How to use this calculator correctly
- Enter the land area value.
- Select whether you want to convert from cent to square feet or from square feet to cent.
- Choose the number of decimal places for display.
- Click Calculate to see the converted result.
- Review the additional equivalents in acres and square meters for broader context.
The calculator is intentionally flexible. Even if your main goal is cent to square feet conversion, the reverse option is useful when a builder or architect gives a plan size in square feet and you want to know how much land that corresponds to in cents.
Quick conversion table: cents to square feet
| Cents | Square Feet | Acres | Square Meters |
|---|---|---|---|
| 1 | 435.6 | 0.01 | 40.47 |
| 2 | 871.2 | 0.02 | 80.94 |
| 3 | 1,306.8 | 0.03 | 121.40 |
| 5 | 2,178.0 | 0.05 | 202.34 |
| 10 | 4,356.0 | 0.10 | 404.69 |
| 20 | 8,712.0 | 0.20 | 809.37 |
| 50 | 21,780.0 | 0.50 | 2,023.43 |
| 100 | 43,560.0 | 1.00 | 4,046.86 |
Real world examples
Suppose a listing says a residential plot measures 4.5 cents. Multiply 4.5 by 435.6. The result is 1,960.2 square feet. That gives a more intuitive sense of the lot size for planning a compact home and open space. If another property measures 8 cents, its square foot equivalent is 3,484.8. A 12 cent parcel equals 5,227.2 square feet, which may provide more room for parking, side setbacks, and future expansion.
For agricultural or investment parcels, larger cent values can still be converted quickly. A 75 cent parcel equals 32,670 square feet. Since 100 cents make one acre, 75 cents is also 0.75 acre. This dual understanding helps when speaking with buyers who prefer traditional local units and institutions that prefer standardized area reporting.
Comparison table: common plot sizes and interpretation
| Plot Size in Cents | Square Feet | Typical Interpretation | Approximate Acre Share |
|---|---|---|---|
| 2 to 3 cents | 871.2 to 1,306.8 | Compact urban plot, often suited for a small house footprint | 0.02 to 0.03 acre |
| 4 to 6 cents | 1,742.4 to 2,613.6 | Common residential lot range in many suburban areas | 0.04 to 0.06 acre |
| 7 to 10 cents | 3,049.2 to 4,356.0 | Larger house site with more flexibility for parking or garden area | 0.07 to 0.10 acre |
| 15 to 25 cents | 6,534.0 to 10,890.0 | Spacious parcel for villas, mixed use, or redevelopment potential | 0.15 to 0.25 acre |
| 50 to 100 cents | 21,780.0 to 43,560.0 | Large holding, often relevant for institutional, farm, or estate use | 0.50 to 1.00 acre |
Why accurate conversion matters in transactions
Small errors in area can produce meaningful pricing differences. Imagine a market where land is quoted at a fixed price per square foot. If a plot area is misconverted by even a few hundred square feet, the final value can shift materially. That is especially important during negotiations, legal verification, mortgage valuation, or construction budgeting. A precise cent to square feet calculator helps avoid overpaying, underpricing, or miscommunicating property details.
Accuracy also matters when comparing multiple properties.

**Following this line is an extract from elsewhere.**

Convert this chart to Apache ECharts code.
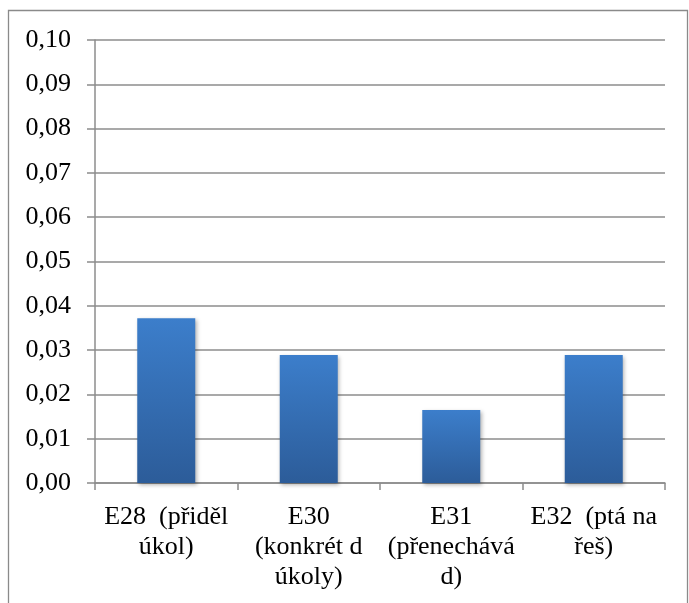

A 5 cent plot and a 6 cent plot may sound close, but the actual difference is 435.6 square feet. Depending on local building rules, that extra space can significantly change usability. It may be the difference between fitting an additional parking bay, achieving a better setback, or creating a more comfortable floor layout.
Common mistakes people make
- Assuming 1 cent equals 400 square feet instead of 435.6 square feet
- Using rounded values without noting the impact on valuation
- Confusing cents with cents of money rather than a land area unit
- Forgetting that 100 cents equal 1 acre
- Comparing properties without converting all of them into the same unit
Even simple rounding shortcuts can distort results over large parcels. For instance, treating 10 cents as 4,000 square feet instead of 4,356 square feet understates the area by 356 square feet. That is not a trivial gap in many real estate markets.

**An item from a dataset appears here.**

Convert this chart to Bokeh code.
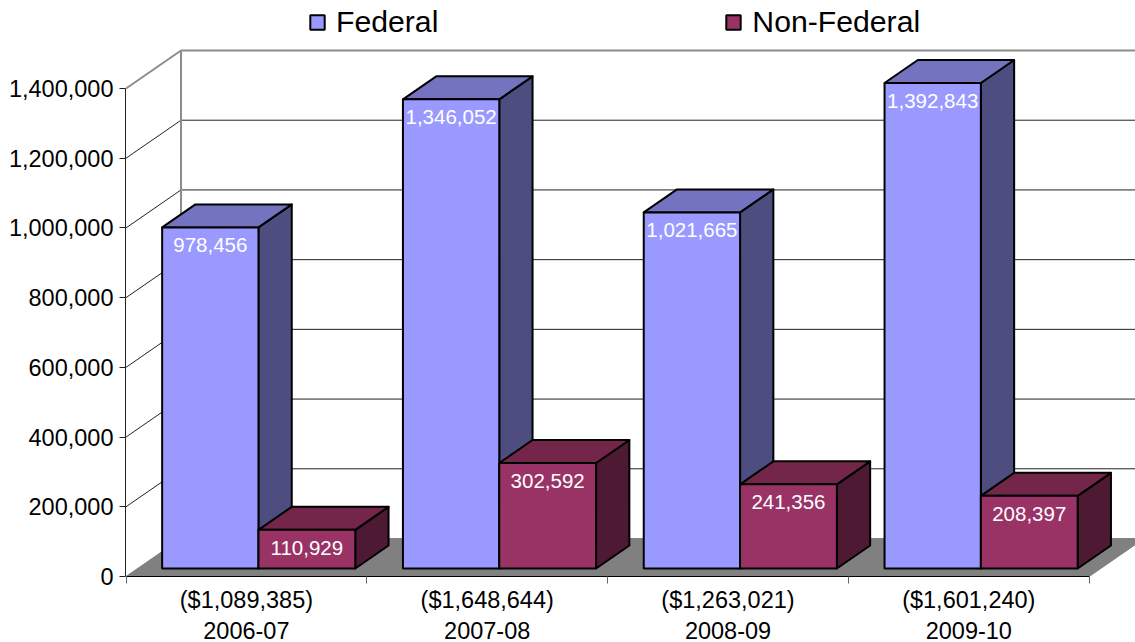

When to convert to acres or square meters too
Square feet is highly practical for building and market comparisons, but acres and square meters also have value. Acres are useful for large tracts, farms, institutions, or legal land descriptions. Square meters are useful in technical reports, architectural work, and international contexts. This calculator includes both values so you can move across local and standardized measurement systems without needing extra tools.
As a reference, 1 square foot equals approximately 0.092903 square meters. Since 1 cent equals 435.6 square feet, it also equals about 40.47 square meters. Those additional figures can be useful if you are reviewing survey plans, planning permits, or engineering documents.
Helpful formulas to remember
- Square Feet = Cents × 435.6
- Cents = Square Feet ÷ 435.6
- Acres = Cents ÷ 100
- Square Meters = Square Feet × 0.092903
Authority sources and reference reading
For broader measurement standards, land unit context, and official guidance on units, these sources are useful:
- National Institute of Standards and Technology, unit conversion guidance
- USDA Natural Resources Conservation Service land and survey related resources
- University of Georgia Extension resources on land and property planning
Best practices before relying on any area conversion
- Confirm the source area from the title deed, survey sketch, or approved plan.
- Check whether the area quoted is total land, usable land, or buildable area.
- Use precise conversion values rather than rough verbal estimates.
- Match units before comparing price across listings.
- Where legal or financial decisions are involved, verify with a licensed surveyor or local authority.
Final takeaway
A cent to square feet conversion calculator is simple, but it plays an important role in better real estate decisions. It turns a traditional local area unit into a format that is easier to visualize, compare, price, and plan around. Whether you are buying a home site, reviewing a survey, negotiating land value, or estimating building potential, accurate conversion helps you make clearer and faster decisions.
If you remember only one thing, remember this: 1 cent equals 435.6 square feet. Use that relationship consistently, and you will avoid many common land measurement errors.